Exercise objective. Quote the data below in full, minus the images.

══════

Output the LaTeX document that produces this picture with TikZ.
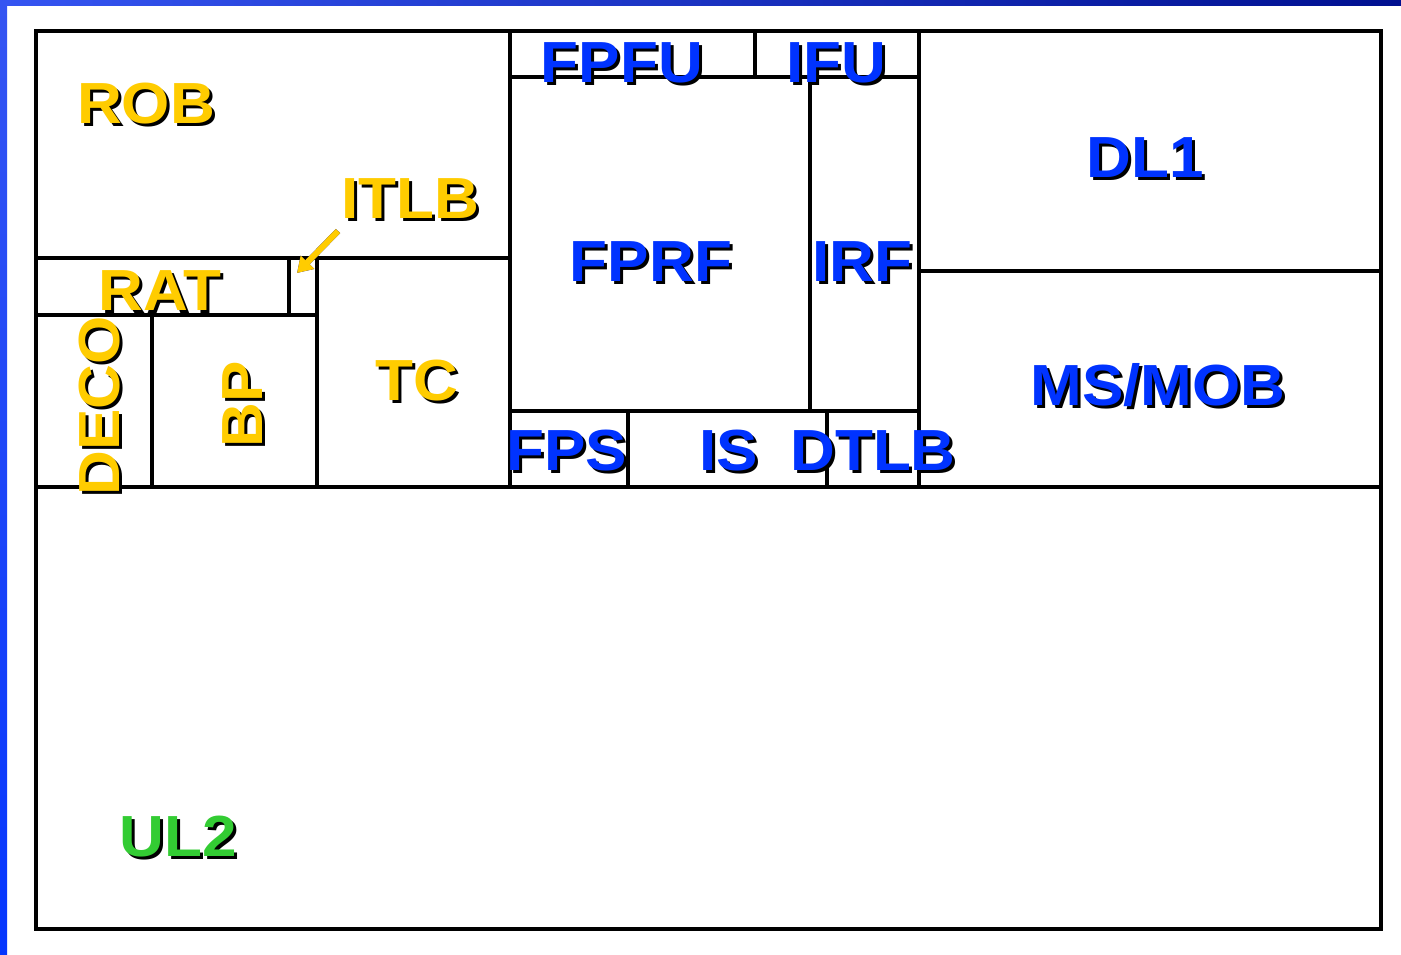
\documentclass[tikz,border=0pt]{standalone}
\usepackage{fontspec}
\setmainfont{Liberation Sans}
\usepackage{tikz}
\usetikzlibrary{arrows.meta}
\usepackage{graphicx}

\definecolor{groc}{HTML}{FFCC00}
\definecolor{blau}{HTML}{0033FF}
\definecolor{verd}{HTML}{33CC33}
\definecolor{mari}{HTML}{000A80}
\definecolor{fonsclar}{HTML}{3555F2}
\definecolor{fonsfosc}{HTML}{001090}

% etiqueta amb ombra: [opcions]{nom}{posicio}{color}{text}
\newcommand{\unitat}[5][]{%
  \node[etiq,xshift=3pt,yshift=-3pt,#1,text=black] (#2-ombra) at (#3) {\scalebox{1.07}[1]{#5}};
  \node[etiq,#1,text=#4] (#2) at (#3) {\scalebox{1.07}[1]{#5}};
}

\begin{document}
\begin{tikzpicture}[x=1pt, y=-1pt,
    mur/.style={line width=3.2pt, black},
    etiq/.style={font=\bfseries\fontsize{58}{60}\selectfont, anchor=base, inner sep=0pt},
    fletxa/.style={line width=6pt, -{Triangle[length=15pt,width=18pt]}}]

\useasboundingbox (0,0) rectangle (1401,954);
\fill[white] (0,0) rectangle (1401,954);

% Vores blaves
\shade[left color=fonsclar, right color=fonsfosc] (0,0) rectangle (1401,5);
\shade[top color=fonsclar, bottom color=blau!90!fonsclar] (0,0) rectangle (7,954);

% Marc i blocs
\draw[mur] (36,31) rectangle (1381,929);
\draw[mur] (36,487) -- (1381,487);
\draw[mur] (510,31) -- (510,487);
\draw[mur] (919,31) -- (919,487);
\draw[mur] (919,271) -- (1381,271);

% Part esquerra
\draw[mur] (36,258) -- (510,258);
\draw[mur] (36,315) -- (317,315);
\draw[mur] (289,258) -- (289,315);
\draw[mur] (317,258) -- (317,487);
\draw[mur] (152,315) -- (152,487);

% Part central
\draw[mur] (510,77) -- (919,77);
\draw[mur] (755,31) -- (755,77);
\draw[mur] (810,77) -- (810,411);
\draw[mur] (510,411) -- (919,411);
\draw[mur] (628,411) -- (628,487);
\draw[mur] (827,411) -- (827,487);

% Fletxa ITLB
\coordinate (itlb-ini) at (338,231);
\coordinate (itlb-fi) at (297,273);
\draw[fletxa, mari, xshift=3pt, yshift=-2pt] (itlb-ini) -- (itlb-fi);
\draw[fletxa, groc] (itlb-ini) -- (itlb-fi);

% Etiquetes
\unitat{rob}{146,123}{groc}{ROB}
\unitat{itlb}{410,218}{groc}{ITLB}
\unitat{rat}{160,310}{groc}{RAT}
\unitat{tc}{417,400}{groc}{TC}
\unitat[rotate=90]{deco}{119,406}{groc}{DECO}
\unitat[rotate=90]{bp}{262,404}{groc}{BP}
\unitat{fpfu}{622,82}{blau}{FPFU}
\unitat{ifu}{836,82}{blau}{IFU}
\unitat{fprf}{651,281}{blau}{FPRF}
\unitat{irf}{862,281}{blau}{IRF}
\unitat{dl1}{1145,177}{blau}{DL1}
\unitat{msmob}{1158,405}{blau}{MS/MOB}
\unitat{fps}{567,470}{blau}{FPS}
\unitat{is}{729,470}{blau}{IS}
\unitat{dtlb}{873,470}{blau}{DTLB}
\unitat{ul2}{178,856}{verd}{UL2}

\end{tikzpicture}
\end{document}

══════

Solution to this problem.
Output the LaTeX document that produces this picture with TikZ.
\documentclass[tikz,border=0pt]{standalone}
\usepackage{fontspec}
\setmainfont{Liberation Sans}
\usepackage{tikz}
\usetikzlibrary{arrows.meta}
\usepackage{graphicx}

\definecolor{groc}{HTML}{FFCC00}
\definecolor{blau}{HTML}{0033FF}
\definecolor{verd}{HTML}{33CC33}
\definecolor{mari}{HTML}{000A80}
\definecolor{fonsclar}{HTML}{3555F2}
\definecolor{fonsfosc}{HTML}{001090}

% etiqueta amb ombra: [opcions]{nom}{posicio}{color}{text}
\newcommand{\unitat}[5][]{%
  \node[etiq,xshift=3pt,yshift=-3pt,#1,text=black] (#2-ombra) at (#3) {\scalebox{1.07}[1]{#5}};
  \node[etiq,#1,text=#4] (#2) at (#3) {\scalebox{1.07}[1]{#5}};
}

\begin{document}
\begin{tikzpicture}[x=1pt, y=-1pt,
    mur/.style={line width=3.2pt, black},
    etiq/.style={font=\bfseries\fontsize{58}{60}\selectfont, anchor=base, inner sep=0pt},
    fletxa/.style={line width=6pt, -{Triangle[length=15pt,width=18pt]}}]

\useasboundingbox (0,0) rectangle (1401,954);
\fill[white] (0,0) rectangle (1401,954);

% Vores blaves
\shade[left color=fonsclar, right color=fonsfosc] (0,0) rectangle (1401,5);
\shade[top color=fonsclar, bottom color=blau!90!fonsclar] (0,0) rectangle (7,954);

% Marc i blocs
\draw[mur] (36,31) rectangle (1381,929);
\draw[mur] (36,487) -- (1381,487);
\draw[mur] (510,31) -- (510,487);
\draw[mur] (919,31) -- (919,487);
\draw[mur] (919,271) -- (1381,271);

% Part esquerra
\draw[mur] (36,258) -- (510,258);
\draw[mur] (36,315) -- (317,315);
\draw[mur] (289,258) -- (289,315);
\draw[mur] (317,258) -- (317,487);
\draw[mur] (152,315) -- (152,487);

% Part central
\draw[mur] (510,77) -- (919,77);
\draw[mur] (755,31) -- (755,77);
\draw[mur] (810,77) -- (810,411);
\draw[mur] (510,411) -- (919,411);
\draw[mur] (628,411) -- (628,487);
\draw[mur] (827,411) -- (827,487);

% Fletxa ITLB
\coordinate (itlb-ini) at (338,231);
\coordinate (itlb-fi) at (297,273);
\draw[fletxa, mari, xshift=3pt, yshift=-2pt] (itlb-ini) -- (itlb-fi);
\draw[fletxa, groc] (itlb-ini) -- (itlb-fi);

% Etiquetes
\unitat{rob}{146,123}{groc}{ROB}
\unitat{itlb}{410,218}{groc}{ITLB}
\unitat{rat}{160,310}{groc}{RAT}
\unitat{tc}{417,400}{groc}{TC}
\unitat[rotate=90]{deco}{119,406}{groc}{DECO}
\unitat[rotate=90]{bp}{262,404}{groc}{BP}
\unitat{fpfu}{622,82}{blau}{FPFU}
\unitat{ifu}{836,82}{blau}{IFU}
\unitat{fprf}{651,281}{blau}{FPRF}
\unitat{irf}{862,281}{blau}{IRF}
\unitat{dl1}{1145,177}{blau}{DL1}
\unitat{msmob}{1158,405}{blau}{MS/MOB}
\unitat{fps}{567,470}{blau}{FPS}
\unitat{is}{729,470}{blau}{IS}
\unitat{dtlb}{873,470}{blau}{DTLB}
\unitat{ul2}{178,856}{verd}{UL2}

\end{tikzpicture}
\end{document}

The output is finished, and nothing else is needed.